23 October 2015–20 February 2016 

Playing the Goat
 brings together two films that combined create a fascinating yet awkward tension for the audience. The film A Moment’s Hesitation (2012) takes the form of a documentary interview in which the artist responds to questions regarding his motivation for his work. Hunt’s answers, and his practice, hover between dedicated protagonist and an unnerving commitment to extreme situations. Primarily performance based, Hunt has often tested his body’s abilities under the influence of gravity or other acute physical forces, orchestrating situations in which he sings and plays instruments.

However, the professional discussion collapses into the personal when the artist tells the interviewer about a planned performance to crash a car. The personal becomes apparent as the viewer realises that it is the Hunt’s wife who is the interviewer. What the viewer really witnesses is a couple having an intimate discussion about his ambitions, her fears and their compromise.

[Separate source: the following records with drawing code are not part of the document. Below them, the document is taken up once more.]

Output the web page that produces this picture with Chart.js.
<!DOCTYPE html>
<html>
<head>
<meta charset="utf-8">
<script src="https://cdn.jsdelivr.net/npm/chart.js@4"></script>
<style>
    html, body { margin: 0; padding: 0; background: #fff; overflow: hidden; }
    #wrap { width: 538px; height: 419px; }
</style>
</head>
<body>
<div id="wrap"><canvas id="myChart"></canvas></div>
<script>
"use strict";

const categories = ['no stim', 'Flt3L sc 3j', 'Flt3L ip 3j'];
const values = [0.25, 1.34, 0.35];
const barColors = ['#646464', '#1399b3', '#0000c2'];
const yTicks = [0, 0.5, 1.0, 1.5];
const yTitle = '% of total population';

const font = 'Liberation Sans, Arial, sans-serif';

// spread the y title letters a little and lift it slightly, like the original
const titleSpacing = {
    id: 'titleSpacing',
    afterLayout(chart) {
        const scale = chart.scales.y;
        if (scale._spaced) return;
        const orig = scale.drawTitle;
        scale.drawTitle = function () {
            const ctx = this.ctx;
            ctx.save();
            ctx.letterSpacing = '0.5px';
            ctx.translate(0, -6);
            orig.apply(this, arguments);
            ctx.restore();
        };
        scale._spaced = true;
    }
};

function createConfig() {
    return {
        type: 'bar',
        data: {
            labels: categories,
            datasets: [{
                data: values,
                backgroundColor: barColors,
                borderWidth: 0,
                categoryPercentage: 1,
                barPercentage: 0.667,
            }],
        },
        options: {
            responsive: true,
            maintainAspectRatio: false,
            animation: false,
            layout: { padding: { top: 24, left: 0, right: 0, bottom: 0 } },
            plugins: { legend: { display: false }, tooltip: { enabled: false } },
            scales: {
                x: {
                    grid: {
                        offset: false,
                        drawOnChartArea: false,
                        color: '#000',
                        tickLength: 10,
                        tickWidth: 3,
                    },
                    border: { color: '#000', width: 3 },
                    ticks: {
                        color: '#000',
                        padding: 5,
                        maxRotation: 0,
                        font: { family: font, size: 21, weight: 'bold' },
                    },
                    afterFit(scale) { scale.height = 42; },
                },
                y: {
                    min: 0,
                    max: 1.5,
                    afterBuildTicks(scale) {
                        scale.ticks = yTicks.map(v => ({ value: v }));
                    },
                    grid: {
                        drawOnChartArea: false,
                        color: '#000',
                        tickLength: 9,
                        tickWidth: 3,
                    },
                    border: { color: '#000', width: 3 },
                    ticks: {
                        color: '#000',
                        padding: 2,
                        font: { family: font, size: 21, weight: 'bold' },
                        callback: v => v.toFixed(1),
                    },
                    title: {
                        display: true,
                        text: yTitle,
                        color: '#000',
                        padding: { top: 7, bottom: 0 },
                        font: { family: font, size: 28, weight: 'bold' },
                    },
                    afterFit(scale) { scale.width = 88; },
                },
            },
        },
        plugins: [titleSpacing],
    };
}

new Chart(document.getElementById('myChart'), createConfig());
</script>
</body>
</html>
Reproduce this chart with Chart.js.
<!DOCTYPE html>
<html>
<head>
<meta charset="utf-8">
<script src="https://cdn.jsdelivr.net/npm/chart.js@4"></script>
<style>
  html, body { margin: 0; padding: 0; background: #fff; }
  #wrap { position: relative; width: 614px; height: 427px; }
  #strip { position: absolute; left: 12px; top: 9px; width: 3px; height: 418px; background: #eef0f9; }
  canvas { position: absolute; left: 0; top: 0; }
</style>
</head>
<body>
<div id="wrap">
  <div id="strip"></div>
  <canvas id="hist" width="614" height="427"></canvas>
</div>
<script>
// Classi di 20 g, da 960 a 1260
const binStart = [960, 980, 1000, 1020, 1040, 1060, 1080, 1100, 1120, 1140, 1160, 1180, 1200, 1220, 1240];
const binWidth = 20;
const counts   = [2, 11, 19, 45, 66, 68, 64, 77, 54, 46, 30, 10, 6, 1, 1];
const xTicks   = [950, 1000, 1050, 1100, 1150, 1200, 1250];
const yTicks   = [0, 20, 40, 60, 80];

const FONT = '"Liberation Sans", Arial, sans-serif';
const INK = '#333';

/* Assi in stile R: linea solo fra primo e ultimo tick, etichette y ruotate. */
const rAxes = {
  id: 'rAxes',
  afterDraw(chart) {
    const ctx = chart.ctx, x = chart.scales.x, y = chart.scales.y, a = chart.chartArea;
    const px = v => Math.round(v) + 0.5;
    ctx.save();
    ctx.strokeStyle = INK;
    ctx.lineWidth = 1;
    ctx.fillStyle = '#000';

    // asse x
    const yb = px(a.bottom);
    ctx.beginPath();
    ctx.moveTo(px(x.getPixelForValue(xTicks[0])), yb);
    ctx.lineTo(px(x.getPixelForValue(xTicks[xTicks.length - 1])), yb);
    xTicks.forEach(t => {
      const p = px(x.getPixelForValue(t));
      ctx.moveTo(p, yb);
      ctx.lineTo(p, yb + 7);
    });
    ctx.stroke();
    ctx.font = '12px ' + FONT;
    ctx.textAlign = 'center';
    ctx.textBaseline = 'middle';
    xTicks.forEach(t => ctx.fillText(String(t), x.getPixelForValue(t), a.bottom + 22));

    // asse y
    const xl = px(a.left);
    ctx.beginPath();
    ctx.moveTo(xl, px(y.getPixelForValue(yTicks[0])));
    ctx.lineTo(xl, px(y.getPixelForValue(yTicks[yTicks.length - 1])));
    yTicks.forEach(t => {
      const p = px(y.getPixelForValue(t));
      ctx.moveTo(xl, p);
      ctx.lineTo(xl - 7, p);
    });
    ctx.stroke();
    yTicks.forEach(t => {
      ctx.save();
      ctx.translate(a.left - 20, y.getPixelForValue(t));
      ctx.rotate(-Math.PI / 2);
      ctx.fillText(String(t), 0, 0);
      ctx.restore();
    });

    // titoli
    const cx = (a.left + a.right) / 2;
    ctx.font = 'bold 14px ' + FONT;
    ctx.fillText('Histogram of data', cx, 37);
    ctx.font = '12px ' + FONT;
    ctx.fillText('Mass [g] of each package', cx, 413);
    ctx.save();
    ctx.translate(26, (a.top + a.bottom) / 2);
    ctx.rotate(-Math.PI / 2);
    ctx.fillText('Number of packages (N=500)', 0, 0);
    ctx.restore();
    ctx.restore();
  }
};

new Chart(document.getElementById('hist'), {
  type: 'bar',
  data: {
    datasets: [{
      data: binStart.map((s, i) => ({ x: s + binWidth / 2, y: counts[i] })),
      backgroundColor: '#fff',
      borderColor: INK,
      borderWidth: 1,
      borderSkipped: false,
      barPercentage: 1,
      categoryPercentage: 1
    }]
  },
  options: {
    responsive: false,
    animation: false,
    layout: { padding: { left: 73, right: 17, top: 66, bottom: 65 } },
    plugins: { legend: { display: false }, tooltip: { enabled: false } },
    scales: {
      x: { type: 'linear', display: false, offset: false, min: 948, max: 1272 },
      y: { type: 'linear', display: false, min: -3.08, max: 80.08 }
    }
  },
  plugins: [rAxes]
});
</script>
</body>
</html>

Still yourself and calm your boots (2014) is the resultant work posited in A Moment’s Hesitation. Commissioned by PEER, London, Hunt tackles velocity and the effect it has on his body by driving a car at high speed and crashing it into a concrete barrier, after which he performs a song he has written for the occasion. Hunt produces a complex moving image that captures the morbid thrill, confusion and intense physical and psychological effects of a car crash, while also exploring the precarious path between intention and action. The high-definition video footage allows for closer scrutiny of the artist’s body enabling the viewer to analyse in minute detail the physical effects of the crash – and his musical performance. Combined the films create an resounding awe and awkwardness shifting between Hunt’s emperical fascination of the physical and the psychological impact of the car crash of not only the artist and his loved ones too, but for the audience too.